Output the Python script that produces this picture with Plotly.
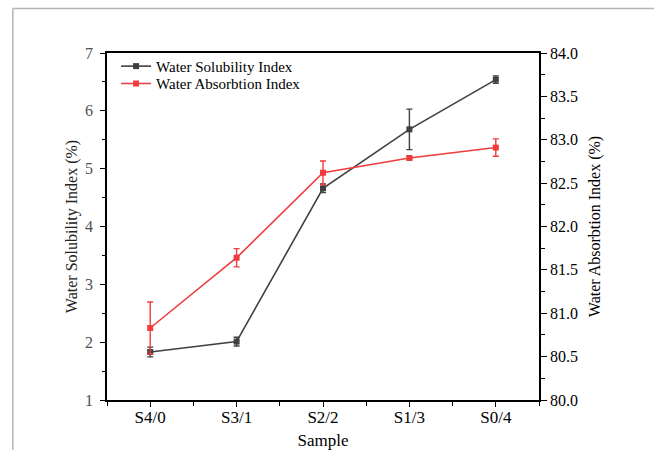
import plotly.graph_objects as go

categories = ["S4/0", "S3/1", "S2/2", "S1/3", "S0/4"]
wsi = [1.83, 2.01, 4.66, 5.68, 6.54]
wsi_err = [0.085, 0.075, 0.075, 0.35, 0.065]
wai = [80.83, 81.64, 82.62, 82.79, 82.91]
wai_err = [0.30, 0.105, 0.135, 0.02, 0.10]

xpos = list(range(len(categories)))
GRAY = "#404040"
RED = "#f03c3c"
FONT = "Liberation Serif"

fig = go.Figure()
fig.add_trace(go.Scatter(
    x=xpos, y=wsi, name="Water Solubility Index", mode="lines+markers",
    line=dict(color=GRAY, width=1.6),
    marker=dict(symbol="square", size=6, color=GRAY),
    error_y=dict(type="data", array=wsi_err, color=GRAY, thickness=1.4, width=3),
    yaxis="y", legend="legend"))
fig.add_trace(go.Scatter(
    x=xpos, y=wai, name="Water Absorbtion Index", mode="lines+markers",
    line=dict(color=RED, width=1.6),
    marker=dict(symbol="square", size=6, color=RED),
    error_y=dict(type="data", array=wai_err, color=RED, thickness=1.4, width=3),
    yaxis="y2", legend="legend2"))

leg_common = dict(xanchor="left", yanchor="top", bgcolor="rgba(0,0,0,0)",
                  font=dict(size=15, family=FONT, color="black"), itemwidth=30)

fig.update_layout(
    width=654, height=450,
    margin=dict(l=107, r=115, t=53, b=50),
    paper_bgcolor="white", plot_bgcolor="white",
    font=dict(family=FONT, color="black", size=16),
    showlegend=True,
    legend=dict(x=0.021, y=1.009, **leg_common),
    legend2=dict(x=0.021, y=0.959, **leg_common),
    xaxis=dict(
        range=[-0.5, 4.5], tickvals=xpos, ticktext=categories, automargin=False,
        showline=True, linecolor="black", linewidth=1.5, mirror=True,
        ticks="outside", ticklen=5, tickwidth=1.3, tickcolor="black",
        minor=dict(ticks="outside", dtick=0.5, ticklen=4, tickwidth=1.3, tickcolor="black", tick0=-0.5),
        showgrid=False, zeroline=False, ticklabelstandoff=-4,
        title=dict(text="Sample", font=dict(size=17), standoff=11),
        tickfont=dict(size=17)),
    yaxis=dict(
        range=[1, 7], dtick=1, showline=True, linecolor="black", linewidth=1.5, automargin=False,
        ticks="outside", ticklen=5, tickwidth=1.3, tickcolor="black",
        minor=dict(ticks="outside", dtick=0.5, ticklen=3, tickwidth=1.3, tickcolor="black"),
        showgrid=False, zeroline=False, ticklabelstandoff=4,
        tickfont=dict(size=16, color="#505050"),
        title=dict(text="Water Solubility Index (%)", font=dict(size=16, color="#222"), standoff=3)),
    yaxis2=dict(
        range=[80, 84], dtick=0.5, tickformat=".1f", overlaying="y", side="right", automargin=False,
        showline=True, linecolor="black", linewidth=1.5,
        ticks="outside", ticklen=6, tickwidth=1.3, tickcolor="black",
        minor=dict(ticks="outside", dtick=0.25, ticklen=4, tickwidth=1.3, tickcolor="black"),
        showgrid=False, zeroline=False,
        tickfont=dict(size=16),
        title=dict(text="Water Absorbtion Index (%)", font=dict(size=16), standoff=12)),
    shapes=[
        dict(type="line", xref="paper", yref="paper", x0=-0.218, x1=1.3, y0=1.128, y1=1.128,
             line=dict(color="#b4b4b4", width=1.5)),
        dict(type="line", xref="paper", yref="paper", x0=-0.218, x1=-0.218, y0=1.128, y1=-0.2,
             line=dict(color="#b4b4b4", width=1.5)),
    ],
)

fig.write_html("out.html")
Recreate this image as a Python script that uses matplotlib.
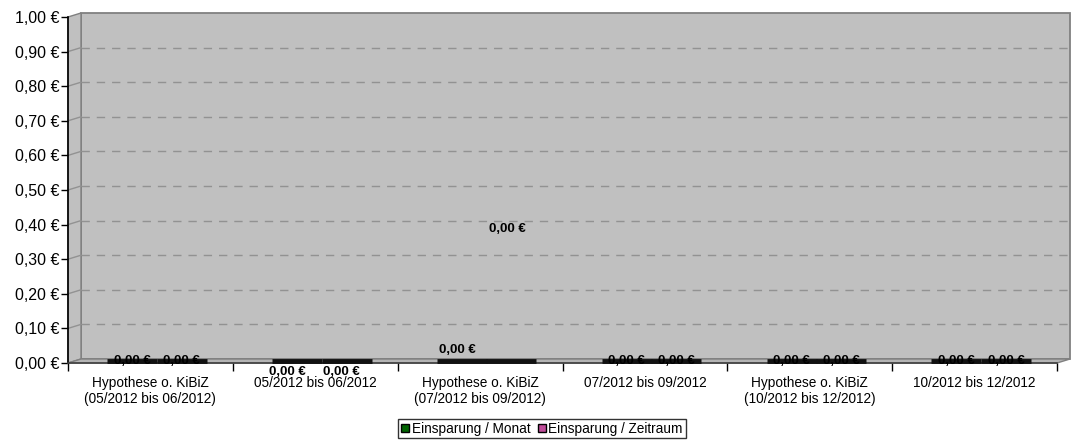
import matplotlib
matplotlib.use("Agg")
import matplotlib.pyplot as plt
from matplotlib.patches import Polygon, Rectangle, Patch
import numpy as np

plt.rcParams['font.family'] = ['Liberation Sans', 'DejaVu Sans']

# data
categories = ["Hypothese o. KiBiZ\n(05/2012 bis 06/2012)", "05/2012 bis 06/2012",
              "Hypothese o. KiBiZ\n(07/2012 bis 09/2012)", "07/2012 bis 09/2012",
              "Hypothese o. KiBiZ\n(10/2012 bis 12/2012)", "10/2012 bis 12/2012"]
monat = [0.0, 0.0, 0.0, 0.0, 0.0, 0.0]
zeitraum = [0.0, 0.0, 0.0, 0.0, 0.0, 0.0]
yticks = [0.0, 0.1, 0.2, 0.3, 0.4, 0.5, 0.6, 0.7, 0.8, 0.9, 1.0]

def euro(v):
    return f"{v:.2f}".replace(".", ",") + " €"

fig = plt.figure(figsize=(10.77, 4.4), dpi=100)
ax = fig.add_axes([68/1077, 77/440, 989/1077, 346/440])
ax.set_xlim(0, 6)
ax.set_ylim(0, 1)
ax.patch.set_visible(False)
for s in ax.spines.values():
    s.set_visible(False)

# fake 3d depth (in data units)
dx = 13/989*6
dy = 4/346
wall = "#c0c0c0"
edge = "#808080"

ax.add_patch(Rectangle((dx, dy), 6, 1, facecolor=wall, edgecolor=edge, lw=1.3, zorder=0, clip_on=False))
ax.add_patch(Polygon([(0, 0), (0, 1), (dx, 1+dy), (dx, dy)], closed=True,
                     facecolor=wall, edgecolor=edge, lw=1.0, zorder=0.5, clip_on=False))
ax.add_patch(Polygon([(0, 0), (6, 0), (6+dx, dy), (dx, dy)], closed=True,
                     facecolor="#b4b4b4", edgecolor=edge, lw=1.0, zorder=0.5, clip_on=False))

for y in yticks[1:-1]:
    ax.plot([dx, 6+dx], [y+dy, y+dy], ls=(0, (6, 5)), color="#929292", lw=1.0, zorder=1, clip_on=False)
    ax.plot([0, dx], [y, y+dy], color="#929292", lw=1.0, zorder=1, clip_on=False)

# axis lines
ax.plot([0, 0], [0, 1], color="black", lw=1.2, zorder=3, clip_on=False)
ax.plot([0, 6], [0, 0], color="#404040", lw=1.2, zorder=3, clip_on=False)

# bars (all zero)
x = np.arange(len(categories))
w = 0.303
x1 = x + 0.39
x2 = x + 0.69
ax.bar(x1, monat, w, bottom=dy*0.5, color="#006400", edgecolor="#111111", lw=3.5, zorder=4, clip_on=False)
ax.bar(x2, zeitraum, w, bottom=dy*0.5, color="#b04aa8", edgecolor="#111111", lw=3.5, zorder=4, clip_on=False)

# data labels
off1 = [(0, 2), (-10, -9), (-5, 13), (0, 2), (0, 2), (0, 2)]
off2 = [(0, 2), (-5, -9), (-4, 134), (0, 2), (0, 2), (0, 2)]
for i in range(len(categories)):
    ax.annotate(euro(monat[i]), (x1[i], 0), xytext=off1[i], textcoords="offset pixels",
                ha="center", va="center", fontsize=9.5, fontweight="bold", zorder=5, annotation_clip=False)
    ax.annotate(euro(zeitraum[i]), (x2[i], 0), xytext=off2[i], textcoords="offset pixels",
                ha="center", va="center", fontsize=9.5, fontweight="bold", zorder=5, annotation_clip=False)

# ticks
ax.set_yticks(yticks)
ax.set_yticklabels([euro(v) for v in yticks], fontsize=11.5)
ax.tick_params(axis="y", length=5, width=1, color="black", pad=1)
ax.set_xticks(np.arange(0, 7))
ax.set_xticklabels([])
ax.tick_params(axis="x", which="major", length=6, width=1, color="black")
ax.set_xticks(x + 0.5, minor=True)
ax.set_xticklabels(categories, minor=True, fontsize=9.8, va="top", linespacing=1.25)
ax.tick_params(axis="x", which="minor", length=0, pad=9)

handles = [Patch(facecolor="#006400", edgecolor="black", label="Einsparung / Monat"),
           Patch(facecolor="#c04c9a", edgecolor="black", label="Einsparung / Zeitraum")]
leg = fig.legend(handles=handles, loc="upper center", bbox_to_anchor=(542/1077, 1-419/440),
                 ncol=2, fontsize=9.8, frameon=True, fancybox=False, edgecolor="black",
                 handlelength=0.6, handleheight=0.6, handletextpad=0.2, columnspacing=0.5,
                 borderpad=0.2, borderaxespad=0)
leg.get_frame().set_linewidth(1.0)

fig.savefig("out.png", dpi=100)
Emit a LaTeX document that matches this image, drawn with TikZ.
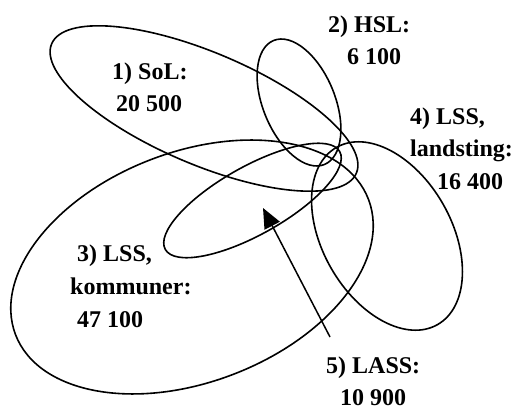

++++++++++++++++++++

- **WORK TO DO**:
Show the lines of the records that include the string "matplotlib".

- **RESPONSE TO THE TASK**:
Recreate this image as a Python script that uses matplotlib.
import matplotlib
matplotlib.use("Agg")
import matplotlib.pyplot as plt
from matplotlib.patches import Polygon, Rectangle, Patch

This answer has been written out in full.